Monday, April 19, 2010

The Lost World Of Joseph Pulitzer

above from Boston College's fine art dept
below an excerpt from Jack Shafer at Slate
A century ago, newspapers were bigger, bolder, and more beautiful. What happened? Who says the blind can't see?
As the 19th century began to fade, so, too, did the eyesight of newspaper tycoon Joseph Pulitzer. Yet his New York World became ever more visual, reaching its ophthalmic zenith in the Sunday editions published around the turn of the century.
Despite the historical importance of the World and other old newspapers, libraries across the globe have been ditching the bound volumes in their collections to save space. Sometimes libraries simply trash the sets; sometimes they auction them to cannibals who razor out specific pages or advertisements and resell them.

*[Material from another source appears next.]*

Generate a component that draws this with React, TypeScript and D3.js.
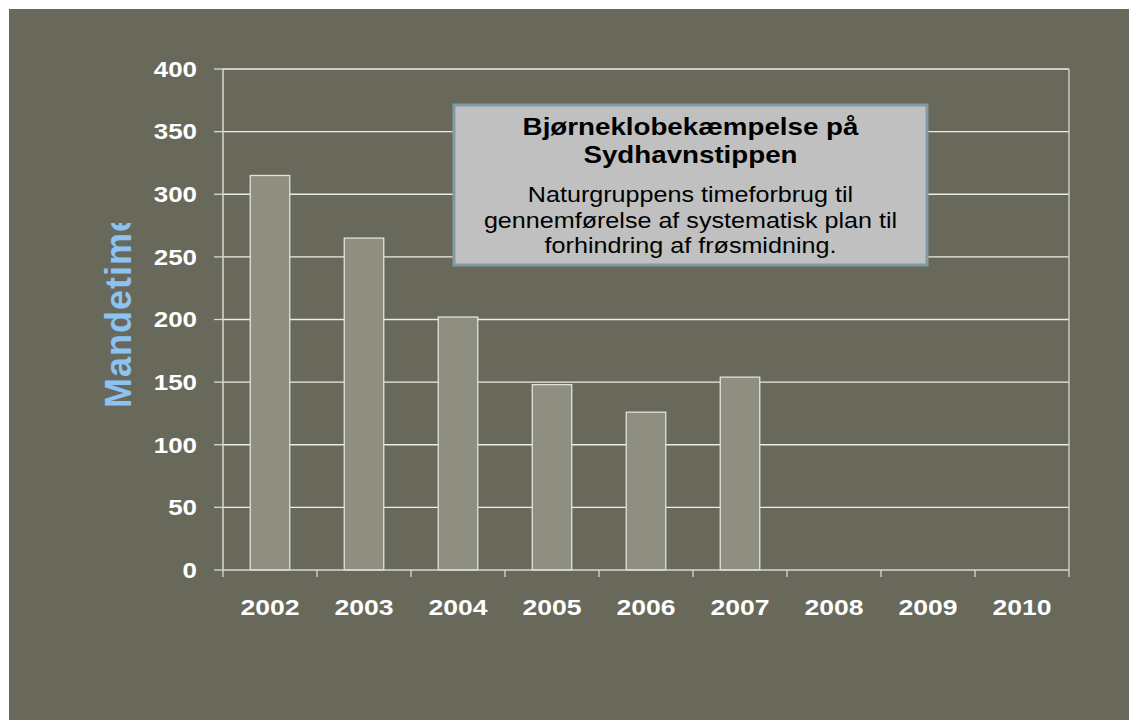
import React from "react";
import { scaleBand, scaleLinear } from "d3";

const years = ["2002", "2003", "2004", "2005", "2006", "2007", "2008", "2009", "2010"];
const hours = [315, 265, 202, 148, 126, 154, null, null, null];
const yTicks = [0, 50, 100, 150, 200, 250, 300, 350, 400];
const titleLines = ["Bjørneklobekæmpelse på", "Sydhavnstippen"];
const bodyLines = [
    "Naturgruppens timeforbrug til",
    "gennemførelse af systematisk plan til",
    "forhindring af frøsmidning."
];
const yLabel = "Mandetimer";

const W = 1129;
const H = 720;
const plot = { left: 223, right: 1069, top: 69, bottom: 570 };
// the source slide is stretched sideways, so the text is too
const SX = 1.18;

export default function App() {
    const x = scaleBand<string>()
        .domain(years)
        .range([plot.left, plot.right])
        .paddingInner(0.58)
        .paddingOuter(0.29);

    const y = scaleLinear().domain([0, 400]).range([plot.bottom, plot.top]);

    const step = x.step();
    const font = "'Liberation Sans', Arial, sans-serif";

    return (
        <svg
            width={W}
            height={H}
            style={{ position: "absolute", left: 0, top: 0 }}
            fontFamily={font}
        >
            <rect x={0} y={0} width={W} height={H} fill="#ffffff" />
            <rect x={9} y={9} width={W - 9} height={H - 9} fill="#68695b" />

            {/* gridlines */}
            {yTicks.filter(t => t > 0).map(t => (
                <line
                    key={t}
                    x1={plot.left}
                    x2={plot.right}
                    y1={y(t)}
                    y2={y(t)}
                    stroke="#ecece6"
                    strokeWidth={1.3}
                />
            ))}
            <line x1={plot.right} x2={plot.right} y1={plot.top} y2={plot.bottom} stroke="#c9c9c1" strokeWidth={1.5} />

            {/* bars */}
            {years.map((yr, i) => {
                const v = hours[i];
                if (v == null) return null;
                return (
                    <rect
                        key={yr}
                        x={x(yr)}
                        y={y(v)}
                        width={x.bandwidth()}
                        height={y(0) - y(v)}
                        fill="#8e8f80"
                        stroke="#e2e2da"
                        strokeWidth={1.3}
                    />
                );
            })}

            {/* axes */}
            <line x1={plot.left} x2={plot.left} y1={plot.top} y2={plot.bottom} stroke="#d8d8d0" strokeWidth={1.5} />
            <line x1={plot.left} x2={plot.right} y1={plot.bottom} y2={plot.bottom} stroke="#d8d8d0" strokeWidth={1.5} />
            {yTicks.map(t => (
                <g key={t}>
                    <line x1={plot.left - 9} x2={plot.left} y1={y(t)} y2={y(t)} stroke="#d8d8d0" strokeWidth={1.3} />
                    <text
                        transform={`translate(197, ${y(t) + 7.8}) scale(${SX}, 1)`}
                        textAnchor="end"
                        fontSize={22}
                        fontWeight="bold"
                        fill="#ffffff"
                    >
                        {t}
                    </text>
                </g>
            ))}
            {years.map((yr, i) => (
                <line
                    key={yr}
                    x1={plot.left + step * i}
                    x2={plot.left + step * i}
                    y1={plot.bottom}
                    y2={plot.bottom + 7}
                    stroke="#d8d8d0"
                    strokeWidth={1.3}
                />
            ))}
            <line x1={plot.right} x2={plot.right} y1={plot.bottom} y2={plot.bottom + 7} stroke="#d8d8d0" strokeWidth={1.3} />
            {years.map(yr => (
                <text
                    key={yr}
                    transform={`translate(${(x(yr) ?? 0) + x.bandwidth() / 2}, 615) scale(${SX}, 1)`}
                    textAnchor="middle"
                    fontSize={22.5}
                    fontWeight="bold"
                    fill="#ffffff"
                >
                    {yr}
                </text>
            ))}

            {/* y label, clipped like in the source */}
            <defs>
                <clipPath id="ylab-clip">
                    <rect x={60} y={223} width={100} height={300} />
                </clipPath>
            </defs>
            <g clipPath="url(#ylab-clip)">
                <text
                    transform="translate(131, 408) rotate(-90)"
                    fontSize={36}
                    fontWeight="bold"
                    letterSpacing={1}
                    fill="#8dc3f2"
                >
                    {yLabel}
                </text>
            </g>

            {/* title box */}
            <rect x={454} y={105} width={473} height={160} fill="#c0c0c0" stroke="#7f9ba3" strokeWidth={3} />
            {titleLines.map((l, i) => (
                <text
                    key={l}
                    transform={`translate(690.5, ${135 + i * 28}) scale(${SX}, 1)`}
                    textAnchor="middle"
                    fontSize={23.5}
                    fontWeight="bold"
                    fill="#000000"
                >
                    {l}
                </text>
            ))}
            {bodyLines.map((l, i) => (
                <text
                    key={l}
                    transform={`translate(690.5, ${202 + i * 25.5}) scale(${SX}, 1)`}
                    textAnchor="middle"
                    fontSize={21.3}
                    fill="#000000"
                >
                    {l}
                </text>
            ))}
        </svg>
    );
}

In the late 1990s, novelist turned paper worshipper Nicholson Baker learned that the British Library was jettisoning its New York World collection from the turn of the 19th century. Pronouncing an original set of the World "a good deal rarer than a Shakespeare First Folio or the Gutenberg Bible," Nicholson and his wife, Margaret Brentano, rescued the set. They eventually found the World a proper home at Duke University, but before surrendering custody they photographed select pages and have now persuaded the Bulfinch Press to publish the glory that is The World on Sunday: Graphic Art in Joseph Pulitzer's Newspaper (1898-1911).

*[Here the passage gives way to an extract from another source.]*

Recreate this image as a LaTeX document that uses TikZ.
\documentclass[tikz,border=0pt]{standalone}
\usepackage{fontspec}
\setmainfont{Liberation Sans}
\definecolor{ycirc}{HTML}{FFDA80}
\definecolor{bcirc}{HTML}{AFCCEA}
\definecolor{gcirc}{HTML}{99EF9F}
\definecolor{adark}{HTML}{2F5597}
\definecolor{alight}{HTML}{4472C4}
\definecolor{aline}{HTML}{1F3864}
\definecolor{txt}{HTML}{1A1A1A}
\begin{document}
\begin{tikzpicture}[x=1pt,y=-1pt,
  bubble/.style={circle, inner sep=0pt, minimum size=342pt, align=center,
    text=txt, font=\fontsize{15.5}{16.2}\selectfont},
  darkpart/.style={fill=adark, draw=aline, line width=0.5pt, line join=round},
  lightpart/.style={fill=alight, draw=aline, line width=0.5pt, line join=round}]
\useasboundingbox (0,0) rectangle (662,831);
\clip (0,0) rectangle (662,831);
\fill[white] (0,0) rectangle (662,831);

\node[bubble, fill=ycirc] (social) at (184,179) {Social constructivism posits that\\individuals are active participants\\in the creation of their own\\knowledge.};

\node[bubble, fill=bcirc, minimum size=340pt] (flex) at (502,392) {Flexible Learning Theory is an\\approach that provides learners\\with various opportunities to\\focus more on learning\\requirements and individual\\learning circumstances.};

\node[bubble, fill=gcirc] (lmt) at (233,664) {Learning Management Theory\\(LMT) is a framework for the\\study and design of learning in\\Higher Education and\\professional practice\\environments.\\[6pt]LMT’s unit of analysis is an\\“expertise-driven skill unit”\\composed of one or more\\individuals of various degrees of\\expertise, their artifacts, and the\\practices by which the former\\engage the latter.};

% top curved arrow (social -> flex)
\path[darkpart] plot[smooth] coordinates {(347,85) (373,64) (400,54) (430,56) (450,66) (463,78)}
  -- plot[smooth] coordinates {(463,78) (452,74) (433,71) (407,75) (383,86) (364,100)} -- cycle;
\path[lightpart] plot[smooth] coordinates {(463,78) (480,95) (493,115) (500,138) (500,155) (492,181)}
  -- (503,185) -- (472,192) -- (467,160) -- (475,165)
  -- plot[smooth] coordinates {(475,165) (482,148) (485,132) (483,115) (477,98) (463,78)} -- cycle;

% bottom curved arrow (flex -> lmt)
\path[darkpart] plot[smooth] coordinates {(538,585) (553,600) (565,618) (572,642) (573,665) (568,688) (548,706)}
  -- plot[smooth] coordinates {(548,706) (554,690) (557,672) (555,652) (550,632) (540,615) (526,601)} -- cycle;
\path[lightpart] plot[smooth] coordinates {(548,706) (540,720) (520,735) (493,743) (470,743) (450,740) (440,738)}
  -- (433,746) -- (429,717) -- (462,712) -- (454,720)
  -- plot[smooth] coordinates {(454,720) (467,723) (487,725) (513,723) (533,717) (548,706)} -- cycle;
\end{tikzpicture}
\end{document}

Having conquered St. Louis, in 1883, budding press magnate Joseph Pulitzer purchased the money-losing, 15,000-circulation World from financier Jay Gould. Pulitzer fused political muckraking with pure sensationalism to make the paper the hugely successful voice of the city's Democratic working class. By 1898, 1.5 million copies reached readers daily.
Rewriting the rules of New York City journalism, he was as likely to run an exposé of tenement life as he was a story (illustrated, of course) headlined "French Scientist and Explorer Discovers a Race of Savages with Well-Developed Tails." The World established the first separate sports department at a New York daily, writes biographer Denis Brian in Pulitzer: A Life, and forged another path by aggressively hiring female journalists. One of his most famous recruits was investigative reporter Nellie Bly, who once checked herself into an insane asylum to reveal its stark living conditions.
But what made this vivid copy sing was its graphic and typographical presentation. Pulitzer's people bulldozed the dreary, gray newspaper design template. The World ran headlines across a couple of columns, not just one, or completely across the page if it really wanted to provoke readers.